# What you need to do
From the first line of the listing below to the line with "import plotly.graph_objects as go", print each line exactly, and nothing more. Leave out the pictures.

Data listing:
START

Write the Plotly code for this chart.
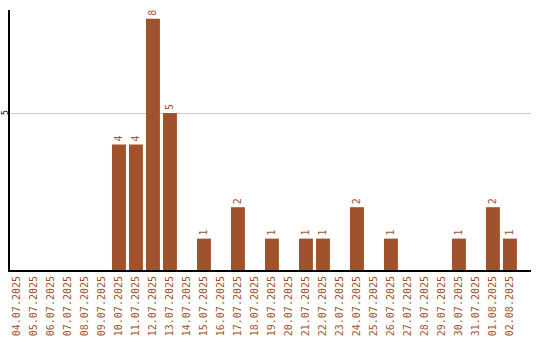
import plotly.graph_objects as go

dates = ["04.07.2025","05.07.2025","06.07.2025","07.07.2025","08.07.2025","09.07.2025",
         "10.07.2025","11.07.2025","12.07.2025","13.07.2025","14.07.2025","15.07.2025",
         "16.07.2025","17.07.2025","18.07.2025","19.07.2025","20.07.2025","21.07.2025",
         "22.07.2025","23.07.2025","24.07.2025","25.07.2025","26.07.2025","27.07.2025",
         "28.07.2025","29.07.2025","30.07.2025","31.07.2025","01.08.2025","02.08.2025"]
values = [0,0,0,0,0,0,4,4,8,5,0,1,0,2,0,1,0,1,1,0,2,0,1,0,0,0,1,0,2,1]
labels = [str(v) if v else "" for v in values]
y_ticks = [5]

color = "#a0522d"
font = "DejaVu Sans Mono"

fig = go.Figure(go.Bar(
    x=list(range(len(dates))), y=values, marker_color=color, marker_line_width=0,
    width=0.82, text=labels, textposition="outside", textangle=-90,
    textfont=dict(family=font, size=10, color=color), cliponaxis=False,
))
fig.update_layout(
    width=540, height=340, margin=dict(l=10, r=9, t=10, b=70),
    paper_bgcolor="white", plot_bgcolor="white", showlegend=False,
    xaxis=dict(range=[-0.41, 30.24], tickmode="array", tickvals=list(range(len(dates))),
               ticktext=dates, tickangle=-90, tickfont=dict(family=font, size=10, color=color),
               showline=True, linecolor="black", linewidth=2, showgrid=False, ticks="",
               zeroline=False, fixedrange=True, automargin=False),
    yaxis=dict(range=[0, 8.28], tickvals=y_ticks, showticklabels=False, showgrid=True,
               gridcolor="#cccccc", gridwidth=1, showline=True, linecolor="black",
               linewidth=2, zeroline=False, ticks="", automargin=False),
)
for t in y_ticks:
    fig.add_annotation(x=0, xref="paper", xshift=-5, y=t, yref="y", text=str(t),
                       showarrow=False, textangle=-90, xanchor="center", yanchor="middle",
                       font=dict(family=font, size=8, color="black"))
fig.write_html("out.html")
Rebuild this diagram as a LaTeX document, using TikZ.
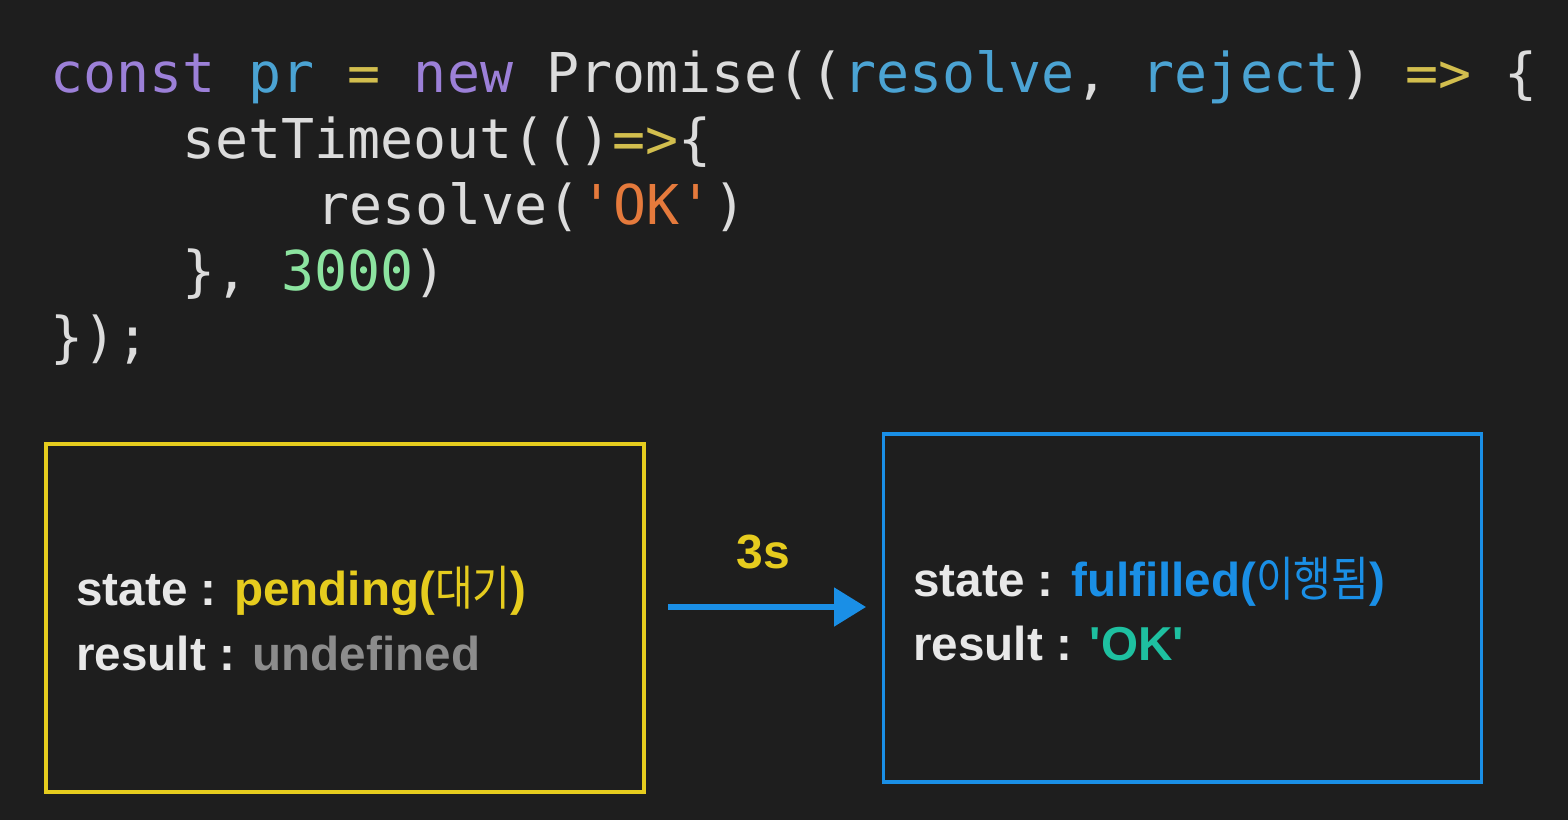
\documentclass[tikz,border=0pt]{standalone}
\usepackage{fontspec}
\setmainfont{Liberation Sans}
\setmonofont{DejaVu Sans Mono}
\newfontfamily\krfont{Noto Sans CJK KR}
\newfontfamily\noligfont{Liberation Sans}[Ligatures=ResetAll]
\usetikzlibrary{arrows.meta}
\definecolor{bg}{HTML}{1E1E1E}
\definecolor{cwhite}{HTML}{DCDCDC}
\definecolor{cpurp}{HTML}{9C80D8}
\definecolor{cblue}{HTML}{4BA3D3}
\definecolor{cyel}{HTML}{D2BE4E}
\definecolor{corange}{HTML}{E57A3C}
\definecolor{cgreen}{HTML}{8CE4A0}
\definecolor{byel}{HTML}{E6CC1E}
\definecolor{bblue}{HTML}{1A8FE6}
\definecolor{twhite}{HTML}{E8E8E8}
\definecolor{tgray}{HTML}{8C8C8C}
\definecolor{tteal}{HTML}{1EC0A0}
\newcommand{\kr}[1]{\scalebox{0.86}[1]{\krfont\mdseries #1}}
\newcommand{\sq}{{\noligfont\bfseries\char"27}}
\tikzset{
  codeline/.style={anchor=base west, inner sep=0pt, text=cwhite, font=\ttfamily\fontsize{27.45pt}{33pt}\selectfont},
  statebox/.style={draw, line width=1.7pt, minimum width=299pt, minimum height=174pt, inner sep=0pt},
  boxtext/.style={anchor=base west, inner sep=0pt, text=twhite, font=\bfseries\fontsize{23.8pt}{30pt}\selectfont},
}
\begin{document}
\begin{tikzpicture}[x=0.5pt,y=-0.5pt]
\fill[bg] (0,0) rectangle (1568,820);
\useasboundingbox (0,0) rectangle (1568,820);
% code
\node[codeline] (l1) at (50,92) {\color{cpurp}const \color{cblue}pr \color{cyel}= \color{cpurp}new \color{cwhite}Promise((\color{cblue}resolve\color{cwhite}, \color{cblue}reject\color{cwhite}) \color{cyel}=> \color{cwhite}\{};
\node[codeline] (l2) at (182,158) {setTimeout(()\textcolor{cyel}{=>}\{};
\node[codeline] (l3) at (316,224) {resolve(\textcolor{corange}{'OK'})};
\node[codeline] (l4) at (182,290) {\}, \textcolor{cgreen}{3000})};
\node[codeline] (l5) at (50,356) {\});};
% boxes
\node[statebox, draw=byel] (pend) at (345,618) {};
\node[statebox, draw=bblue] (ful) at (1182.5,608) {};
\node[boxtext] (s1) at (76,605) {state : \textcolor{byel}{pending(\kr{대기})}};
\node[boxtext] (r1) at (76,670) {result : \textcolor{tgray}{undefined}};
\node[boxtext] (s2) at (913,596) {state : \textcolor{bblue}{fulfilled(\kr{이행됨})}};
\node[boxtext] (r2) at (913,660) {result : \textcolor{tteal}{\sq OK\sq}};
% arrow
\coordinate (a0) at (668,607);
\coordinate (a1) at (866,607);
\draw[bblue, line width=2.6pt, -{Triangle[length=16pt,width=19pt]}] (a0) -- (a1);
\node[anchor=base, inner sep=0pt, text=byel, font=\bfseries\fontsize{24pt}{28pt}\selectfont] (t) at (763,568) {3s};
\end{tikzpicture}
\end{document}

END

# Task result
Write the Plotly code for this chart.
import plotly.graph_objects as go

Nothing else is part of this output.